L'école se trouve confrontée à un problème mathématique assez clair, pas besoin de faire appel à Pythagore ou Thalès. De moins en moins de jeunes veulent devenir enseignants, et de plus en plus d'élèves se trouvent en difficulté scolaire. Pour résoudre ces problèmes, la solution est assez simple selon les profs qui bloquent le collège République : une réduction des effectifs par classe, un suivi plus personnalisé — grâce à la mise en place de petits groupes — et une vraie continuité des professeurs, afin de former une équipe qui a de l'expérience. Un impératif qui nécessite des moyens : les enseignants ne sont pas incités — financièrement — à rester dans un même établissement.

Le mardi 24 mars, une délégation d'enseignants de Seine-Saint-Denis a été reçue au ministère de l'Éducation nationale. Cyrille était le représentant du collège République, pour exprimer aux côtés de ses collègues le manque de moyens alloués aux établissements du 93. Les enseignants reçus sont ressortis de leur entretien déçus. Ils ont eu — selon leurs dires — « zéro réponse » à leurs requêtes. Le collège République a continué son blocage mercredi et jeudi. Les professeurs de Bobigny ont aussi été reçus par la DSDEN dans la semaine.

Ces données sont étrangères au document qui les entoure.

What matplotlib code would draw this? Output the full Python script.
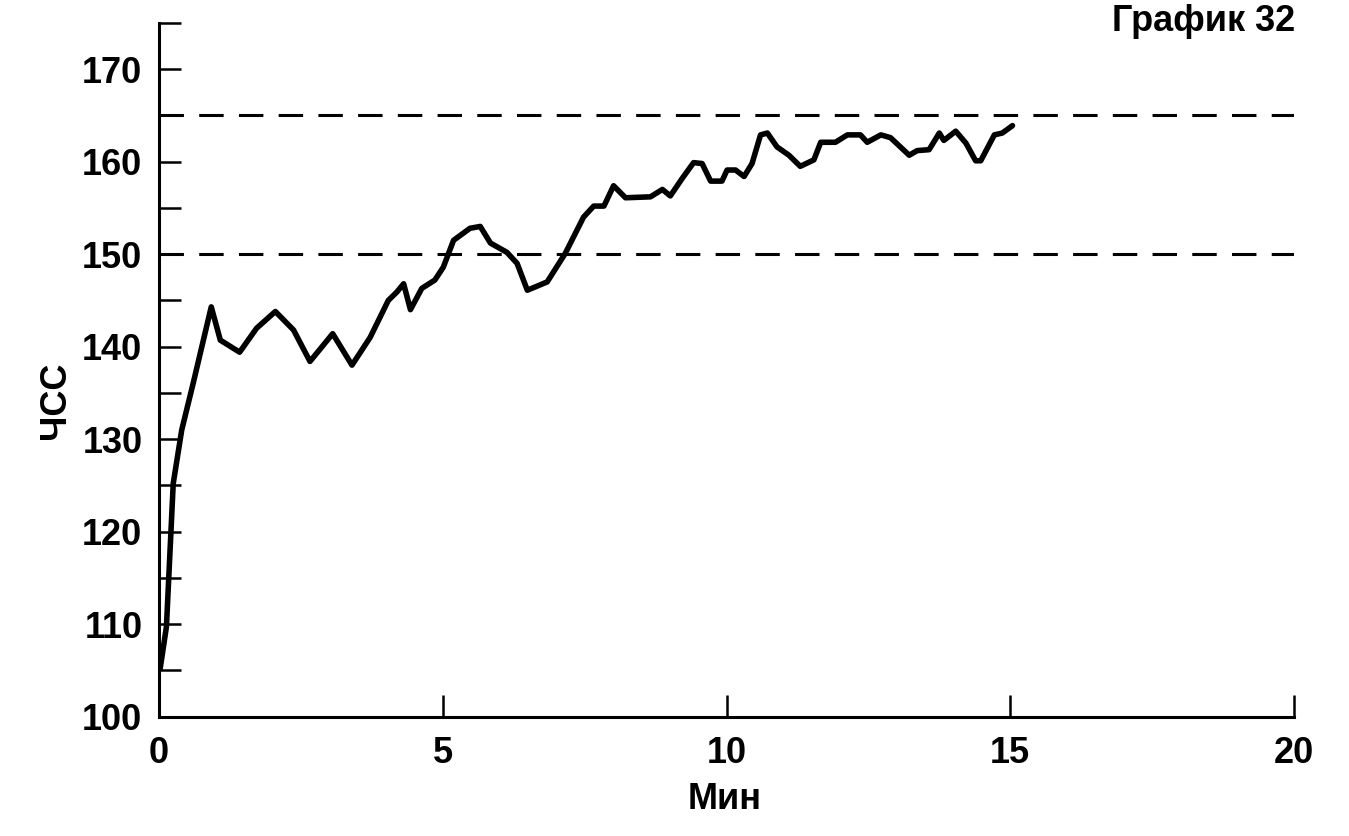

Lundi midi, lors du premier jour de blocage, Cyrille abandonne le portail pour retourner en salle des profs. Plus besoin de faire la permanence à l'entrée, plus aucun élève ne viendra. Les enseignants sortent une table dans la cour et partagent un repas à la bonne franquette avec les surveillants. Ils discutent des solutions à apporter aux problèmes posés par les réductions de moyens auxquels ils doivent faire face, mais aussi aux modes d'action à adopter pour se faire entendre. L'école est vide, pourtant la sonnerie retentit à 13h00. Il n'y a pas d'enfants, alors les professeurs se penchent sur les bulletins — période de conseils de classe oblige. « On n'est pas loin de la catastrophe dans certaines classes, » lâche Cyrille ,avant de se plonger dans ses papiers.

Ce jeudi matin, le collège République était à nouveau bloqué.